Mexico has been one of the clearest Week 2 winners. The co-hosts opened with a 2-0 win over South Africa and followed it with a tight 1-0 victory over Korea Republic, giving them a perfect start and early control of Group A. In a tournament where momentum matters, Mexico already looked settled, streetwise and capable of riding home support deep into the knockout rounds.

Canada also deserves a major mention. After beginning with a 1-1 draw against Bosnia and Herzegovina, they responded in emphatic style by thrashing Qatar 6-0. That was not just a good result; it was a statement. For a host nation still trying to prove it belongs on this stage, that scoreline changed the mood completely and turned Canada into one of the most talked-about teams of the second week.

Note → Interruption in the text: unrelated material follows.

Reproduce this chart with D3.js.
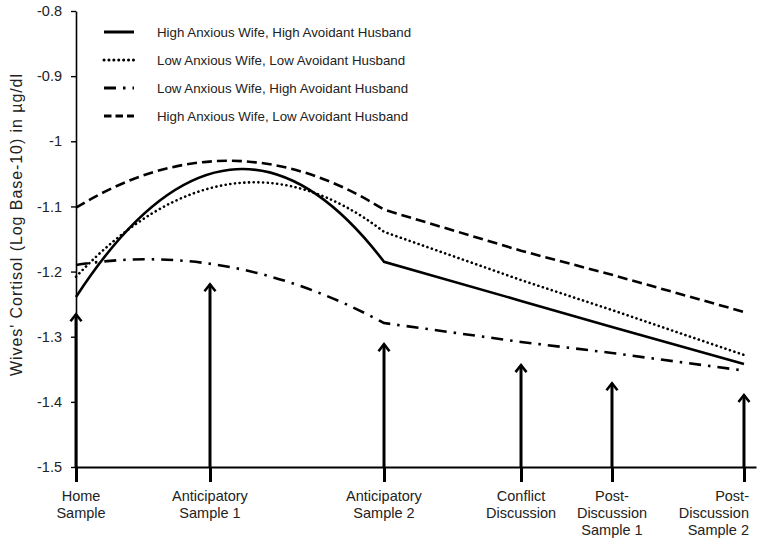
<!DOCTYPE html>
<html>
<head>
<meta charset="utf-8">
<script src="https://cdn.jsdelivr.net/npm/d3@7"></script>
<style>
  html, body { margin: 0; padding: 0; background: #fff; }
  svg { display: block; font-family: "Liberation Sans", Arial, sans-serif; }
</style>
</head>
<body>
<svg id="chart" width="762" height="544"></svg>
<script>
// ---------------- DATA ----------------
const categories = [
  ["Home", "Sample"],
  ["Anticipatory", "Sample 1"],
  ["Anticipatory", "Sample 2"],
  ["Conflict", "Discussion"],
  ["Post-", "Discussion", "Sample 1"],
  ["Post-", "Discussion", "Sample 2"]
];
// relative time of each sample (percent of session)
const sampleTimes = [0, 20.06, 46.11, 66.62, 80.24, 100];

const seriesNames = [
  "High Anxious Wife, High Avoidant Husband",
  "Low Anxious Wife, Low Avoidant Husband",
  "Low Anxious Wife, High Avoidant Husband",
  "High Anxious Wife, Low Avoidant Husband"
];
const hiAnxHiAvo = [-1.239, -1.050, -1.185, -1.245, -1.285, -1.342];
const loAnxLoAvo = [-1.208, -1.072, -1.139, -1.213, -1.259, -1.328];
const loAnxHiAvo = [-1.190, -1.188, -1.279, -1.308, -1.325, -1.352];
const hiAnxLoAvo = [-1.102, -1.031, -1.105, -1.168, -1.205, -1.262];

// height of the sample arrow tips (data units)
const arrowTips = [-1.264, -1.218, -1.310, -1.342, -1.370, -1.388];

const yTickValues = [-1.5, -1.4, -1.3, -1.2, -1.1, -1.0, -0.9, -0.8];
const yTickLabels = ["-1.5", "-1.4", "-1.3", "-1.2", "-1.1", "-1", "-0.9", "-0.8"];
const yTitle = "Wives' Cortisol (Log Base-10) in µg/dl";

// ---------------- CHART ----------------
const svg = d3.select("#chart");
const x = d3.scaleLinear().domain([0, 101.8]).range([76, 756]);
const y = d3.scaleLinear().domain([-1.5, -0.8]).range([467, 11]);

const seriesValues = [hiAnxHiAvo, loAnxLoAvo, loAnxHiAvo, hiAnxLoAvo];
const styles = [
  { dash: null, cap: "butt", legendDash: null },
  { dash: "0.1,4.6", cap: "round", legendDash: "0.1,4.8" },
  { dash: "12,7,2.5,7", cap: "butt", legendDash: "12,7,2.5,7" },
  { dash: "10,5", cap: "butt", legendDash: "7.5,4" }
];

// custom curve: parabola through the first three points, then straight segments
function QuadThenLinear(context) { this._context = context; }
QuadThenLinear.prototype = {
  areaStart() {}, areaEnd() {},
  lineStart() { this._pts = []; },
  point(px, py) { this._pts.push([+px, +py]); },
  lineEnd() {
    const p = this._pts, c = this._context;
    if (!p.length) return;
    c.moveTo(p[0][0], p[0][1]);
    if (p.length >= 3) {
      const [x0, y0] = p[0], [x1, y1] = p[1], [x2, y2] = p[2];
      const d0 = y0 * (2 * x0 - x1 - x2) / ((x0 - x1) * (x0 - x2))
               + y1 * (x0 - x2) / ((x1 - x0) * (x1 - x2))
               + y2 * (x0 - x1) / ((x2 - x0) * (x2 - x1));
      const cx = (x0 + x2) / 2, cy = y0 + d0 * (x2 - x0) / 2;
      c.quadraticCurveTo(cx, cy, x2, y2);
      for (let i = 3; i < p.length; i++) c.lineTo(p[i][0], p[i][1]);
    } else {
      for (let i = 1; i < p.length; i++) c.lineTo(p[i][0], p[i][1]);
    }
  }
};
const quadThenLinear = ctx => new QuadThenLinear(ctx);

const line = d3.line()
  .x((d, i) => x(sampleTimes[i]))
  .y(d => y(d))
  .curve(quadThenLinear);

// Y axis
const yAxis = svg.append("g")
  .attr("transform", `translate(${x(0)},0)`)
  .call(d3.axisLeft(y).tickValues(yTickValues)
    .tickFormat((d, i) => yTickLabels[i]).tickSize(5).tickSizeOuter(0).tickPadding(9));
yAxis.select(".domain").attr("stroke", "#000").attr("stroke-width", 1.6);
yAxis.selectAll(".tick line").attr("stroke", "#000").attr("stroke-width", 1.4);
yAxis.selectAll(".tick text").attr("font-size", 14.5).attr("fill", "#222")
  .attr("font-family", "Liberation Sans, Arial, sans-serif");

// X axis
const xAxis = svg.append("g")
  .attr("transform", `translate(0,${y(-1.5)})`)
  .call(d3.axisBottom(x).tickValues(sampleTimes).tickFormat("").tickSize(15).tickSizeOuter(0));
xAxis.select(".domain").attr("stroke", "#000").attr("stroke-width", 2);
xAxis.selectAll(".tick line").attr("stroke", "#000").attr("stroke-width", 3);

// category labels
categories.forEach((lines, i) => {
  const last = i === categories.length - 1;
  const lx = last ? x(sampleTimes[i]) + 5 : x(sampleTimes[i]) + (i === 0 ? 5 : 0);
  const t = svg.append("text")
    .attr("x", lx)
    .attr("y", 501)
    .attr("text-anchor", last ? "end" : "middle")
    .attr("font-size", 14.5)
    .attr("fill", "#222");
  lines.forEach((s, j) => {
    t.append("tspan")
      .attr("x", lx)
      .attr("dy", j === 0 ? 0 : 17)
      .text(s);
  });
});

// arrows
const arrows = svg.append("g");
sampleTimes.forEach((t, i) => {
  const ax = x(t), tip = y(arrowTips[i]);
  arrows.append("line")
    .attr("x1", ax).attr("x2", ax)
    .attr("y1", y(-1.5)).attr("y2", tip + 1)
    .attr("stroke", "#000").attr("stroke-width", 3);
  arrows.append("path")
    .attr("d", `M${ax - 5.5},${tip + 8} L${ax},${tip + 1} L${ax + 5.5},${tip + 8}`)
    .attr("fill", "none").attr("stroke", "#000").attr("stroke-width", 2.6)
    .attr("stroke-linejoin", "miter");
});

// series lines
svg.append("g").selectAll("path.series")
  .data(seriesValues)
  .join("path")
  .attr("class", "series")
  .attr("d", d => line(d))
  .attr("fill", "none")
  .attr("stroke", "#000")
  .attr("stroke-width", 2.6)
  .attr("stroke-dasharray", (d, i) => styles[i].dash)
  .attr("stroke-linecap", (d, i) => styles[i].cap);

// legend
const legend = svg.append("g");
const legendY = d3.scalePoint().domain(seriesNames).range([32, 116]);
seriesNames.forEach((name, i) => {
  const ly = legendY(name);
  legend.append("line")
    .attr("x1", 104).attr("x2", 134).attr("y1", ly).attr("y2", ly)
    .attr("stroke", "#000").attr("stroke-width", 3)
    .attr("stroke-dasharray", styles[i].legendDash)
    .attr("stroke-linecap", styles[i].cap);
  legend.append("text")
    .attr("x", 157).attr("y", ly + 4.5)
    .attr("font-size", 13.3).attr("fill", "#222")
    .text(name);
});

// y title
svg.append("text")
  .attr("transform", `translate(22,225) rotate(-90)`)
  .attr("text-anchor", "middle")
  .attr("font-size", 16)
  .attr("textLength", 302)
  .attr("lengthAdjust", "spacing")
  .attr("fill", "#222")
  .text(yTitle);
</script>
</body>
</html>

Argentina’s biggest winner, though, is still Lionel Messi. The defending champions opened with a 3-0 win over Algeria, and Messi scored all three. The hat-trick took him level with Miroslav Klose on 16 World Cup goals and came on his 200th senior international appearance. At 38, he is not just decorating the tournament with nostalgia; he is still driving it.

France and Kylian Mbappe are right there too. France beat Senegal 3-1, but the result only tells half the story. Mbappe scored twice, became France’s all-time top scorer with 58 goals and pushed his World Cup total to 14. France were shaky early on, then looked ruthless once Mbappe and Michael Olise took control. That combination could become one of the defining partnerships of the tournament.

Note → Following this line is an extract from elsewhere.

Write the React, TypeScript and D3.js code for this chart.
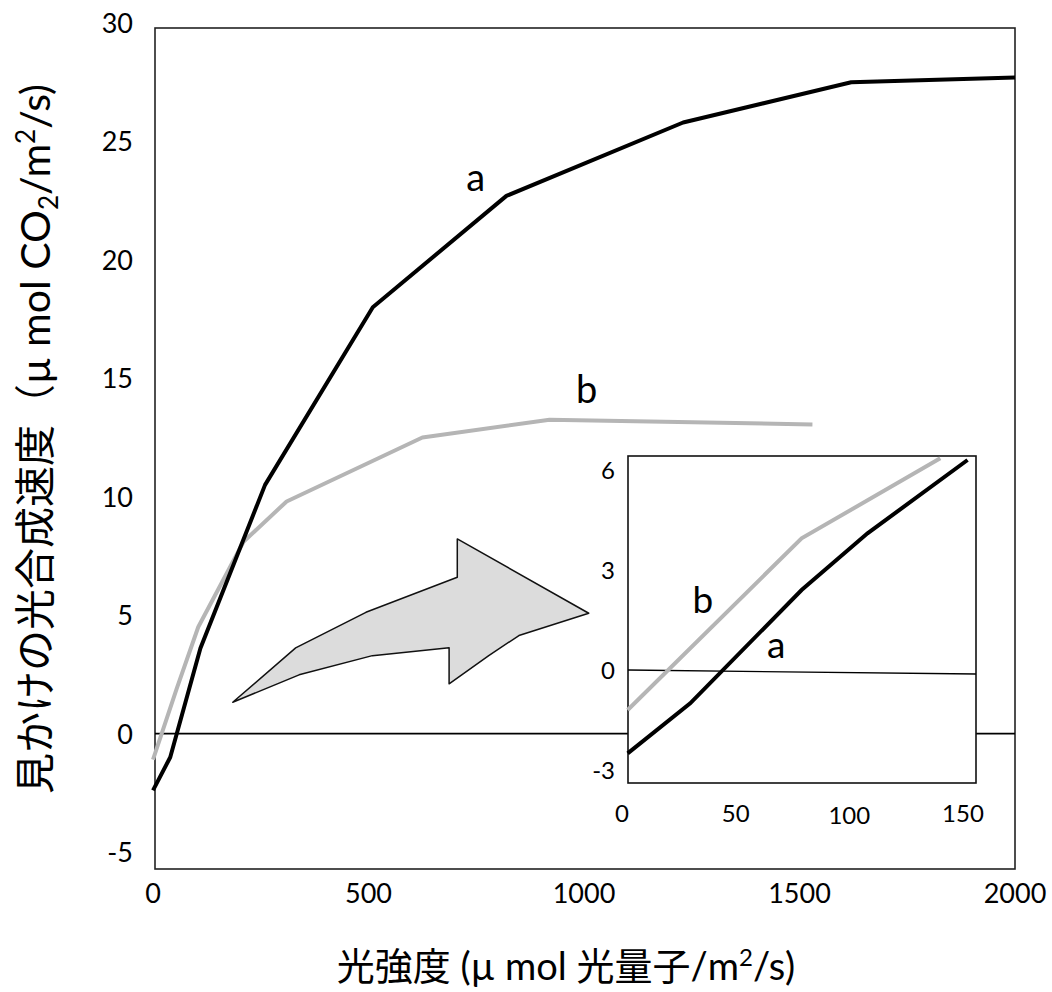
import React from "react";
import * as d3 from "d3";

// curve a (black) and b (gray) in the main chart
const aX = [0, 40, 110, 260, 510, 820, 1230, 1620, 2000];
const aY = [-2.4, -1.0, 3.6, 10.5, 18.0, 22.7, 25.8, 27.5, 27.7];
const bX = [0, 55, 105, 210, 310, 625, 920, 1530];
const bY = [-1.1, 1.9, 4.5, 8.1, 9.8, 12.5, 13.25, 13.05];

// inset (zoom of 0-150)
const insetAX = [2.5, 30, 79, 108, 152];
const insetAY = [-2.5, -1.0, 2.4, 4.1, 6.3];
const insetBX = [2.5, 79, 140];
const insetBY = [-1.2, 3.95, 6.35];

const xTicks = [0, 500, 1000, 1500, 2000];
const yTicks = [-5, 0, 5, 10, 15, 20, 25, 30];
const insetXTicks = [0, 50, 100, 150];
const insetYTicks = [-3, 0, 3, 6];

// arrow outline, in main chart units
const arrowX = [185, 331, 494, 706, 706, 1011, 849, 779, 687, 687, 509, 339];
const arrowY = [1.32, 3.62, 5.12, 6.6, 8.22, 5.08, 4.14, 3.29, 2.1, 3.62, 3.29, 2.48];

const W = 1052, H = 992;
const frame = { left: 155, top: 28, right: 1015, bottom: 869 };
const inset = { left: 628, top: 456, right: 976, bottom: 783 };

const tickFont = "Lato, 'Noto Sans', sans-serif";
const titleFont = "Lato, 'Noto Sans CJK JP', sans-serif";

export default function App() {
    const x = d3.scaleLinear().domain([0, 2000]).range([153, 1015]);
    const y = d3.scaleLinear().domain([-5, 30]).range([852, 23]);
    const ix = d3.scaleLinear().domain([0, 150]).range([622, 963]);
    const iy = d3.scaleLinear().domain([-3, 6]).range([770, 470]);

    const line = d3.line<[number, number]>().x(d => x(d[0])).y(d => y(d[1]));
    const iline = d3.line<[number, number]>().x(d => ix(d[0])).y(d => iy(d[1]));

    const zip = (xs: number[], ys: number[]) => xs.map((v, i) => [v, ys[i]] as [number, number]);

    const arrowPath = d3.line<[number, number]>().x(d => x(d[0])).y(d => y(d[1]))
        .curve(d3.curveLinearClosed)(zip(arrowX, arrowY)) || "";

    return (
        <svg width={W} height={H} style={{ position: "absolute", left: 0, top: 0, background: "#fff" }}>
            <rect x={frame.left} y={frame.top} width={frame.right - frame.left} height={frame.bottom - frame.top}
                fill="none" stroke="#222" strokeWidth={1.6} />
            <line x1={frame.left} x2={frame.right} y1={y(0)} y2={y(0)} stroke="#000" strokeWidth={1.8} />

            {yTicks.map(t => (
                <text key={"y" + t} x={133} y={y(t) + 10} textAnchor="end" fontFamily={tickFont} fontSize={27}>{t}</text>
            ))}
            {xTicks.map(t => (
                <text key={"x" + t} x={x(t)} y={903} textAnchor="middle" fontFamily={tickFont} fontSize={27}>{t}</text>
            ))}

            <path d={line(zip(bX, bY)) || ""} fill="none" stroke="#b5b5b5" strokeWidth={4} strokeLinejoin="round" />
            <path d={line(zip(aX, aY)) || ""} fill="none" stroke="#000" strokeWidth={4} strokeLinejoin="round" />

            <text x={x(749)} y={y(22.9)} textAnchor="middle" fontFamily={tickFont} fontSize={38}>a</text>
            <text x={x(1006)} y={y(13.97)} textAnchor="middle" fontFamily={tickFont} fontSize={38}>b</text>

            <path d={arrowPath} fill="#dcdcdc" stroke="#111" strokeWidth={1.5} strokeLinejoin="round" />

            {/* inset */}
            <rect x={inset.left} y={inset.top} width={inset.right - inset.left} height={inset.bottom - inset.top}
                fill="#fff" stroke="#111" strokeWidth={1.6} />
            <line x1={inset.left} x2={inset.right} y1={iy(0)} y2={iy(-0.12)} stroke="#000" strokeWidth={1.3} />
            <path d={iline(zip(insetBX, insetBY)) || ""} fill="none" stroke="#b5b5b5" strokeWidth={4} />
            <path d={iline(zip(insetAX, insetAY)) || ""} fill="none" stroke="#000" strokeWidth={4} />
            {insetYTicks.map(t => (
                <text key={"iy" + t} x={615} y={iy(t) + 9} textAnchor="end" fontFamily={tickFont} fontSize={24}>{t}</text>
            ))}
            {insetXTicks.map(t => (
                <text key={"ix" + t} x={ix(t)} y={t === 100 ? 824 : 822} textAnchor="middle" fontFamily={tickFont} fontSize={24}>{t}</text>
            ))}
            <text x={ix(35.6)} y={iy(1.72)} textAnchor="middle" fontFamily={tickFont} fontSize={37}>b</text>
            <text x={ix(67.8)} y={iy(0.36)} textAnchor="middle" fontFamily={tickFont} fontSize={37}>a</text>

            {/* axis titles */}
            <text x={566} y={980} textAnchor="middle" fontFamily={titleFont} fontSize={38}>
                光強度 (µ mol 光量子/m<tspan dy={-14} fontSize={24}>2</tspan><tspan dy={14}>/s)</tspan>
            </text>
            <text transform="translate(50,439) rotate(-90)" textAnchor="middle" fontFamily={titleFont} fontSize={41}>
                見かけの光合成速度（µ  mol CO<tspan dy={8} fontSize={26}>2</tspan><tspan dy={-8}>/m</tspan>
                <tspan dy={-15} fontSize={26}>2</tspan><tspan dy={15}>/s)</tspan>
            </text>
        </svg>
    );
}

FIFA World Cup 2026 Week 2: Winners, Losers & Surprises
(Credits Pointblank News) 

England and the USA have also boosted their stock. England’s 4-2 win over Croatia was one of the best games of the tournament so far, while the United States impressed with a 4-1 win over Paraguay, giving the home crowd a real reason to believe. If this World Cup needed host energy and big-market excitement, the Americans delivered it. 

Losers

Spain may not be panicking yet, but they are firmly on the Week 2 losers list. A 0-0 draw with Cape Verde has been described as one of the biggest shocks of the tournament so far. Spain still controlled the ball, but Cape Verde defended with discipline and veteran goalkeeper Vozinha became an instant cult hero. In an expanded World Cup, dropped points like that can change a group quickly.

Portugal are another obvious underperformer. They were held 1-1 by DR Congo, with Cristiano Ronaldo largely peripheral and Roberto Martinez’s side unable to turn possession into control. For DR Congo, it was historic. For Portugal, it felt like a warning that reputation alone will not carry them through this tournament.

FIFA World Cup 2026 Week 2: Winners, Losers & Surprises
(Credits Aljazeera)

Elsewhere, Tunisia and Paraguay have had rough starts. Tunisia were hammered 5-1 by Sweden and were ranked by BBC among the weakest teams after the first round of games, while Paraguay were dismantled 4-1 by the USA and looked alarmingly soft at the back. South Africa also remained under pressure after opening with a defeat to Mexico and then drawing 1-1 with Czechia.

Biggest Talking Points

The first big talking point is that the 48-team format is working better than many expected. Before kickoff, there were fears of too many one-sided matches and too many passengers. Instead, teams like Cape Verde, DR Congo, Japan, Morocco and Saudi Arabia have shown that the gap is not as wide as critics predicted. The underdogs have added tension, not clutter.

The second is that the superstars are still owning the tournament. Messi’s hat-trick, Mbappe’s brace, Harry Kane’s double against Croatia and Erling Haaland’s fast start have ensured that even in a larger field, the elite names are still shaping the headlines. The World Cup’s old rule still applies: when the biggest players turn up, everything feels bigger.

The third talking point is the growing debate around hydration breaks and match flow. BBC reported that managers are already using the stoppages as tactical timeouts, with some players and coaches frustrated by the disruption. Add in the continuing conversation around ticket prices and visible empty-seat concerns at a few venues, and it is clear this World Cup is producing off-pitch storylines as well as on-pitch drama.

For now, Week 2 belongs to the teams who have mixed star quality with real purpose: Mexico, Canada, Argentina, France, England and the USA. But the bigger lesson is this: the 2026 World Cup already has edge, unpredictability and genuine global range. That is exactly what the expanded tournament needed.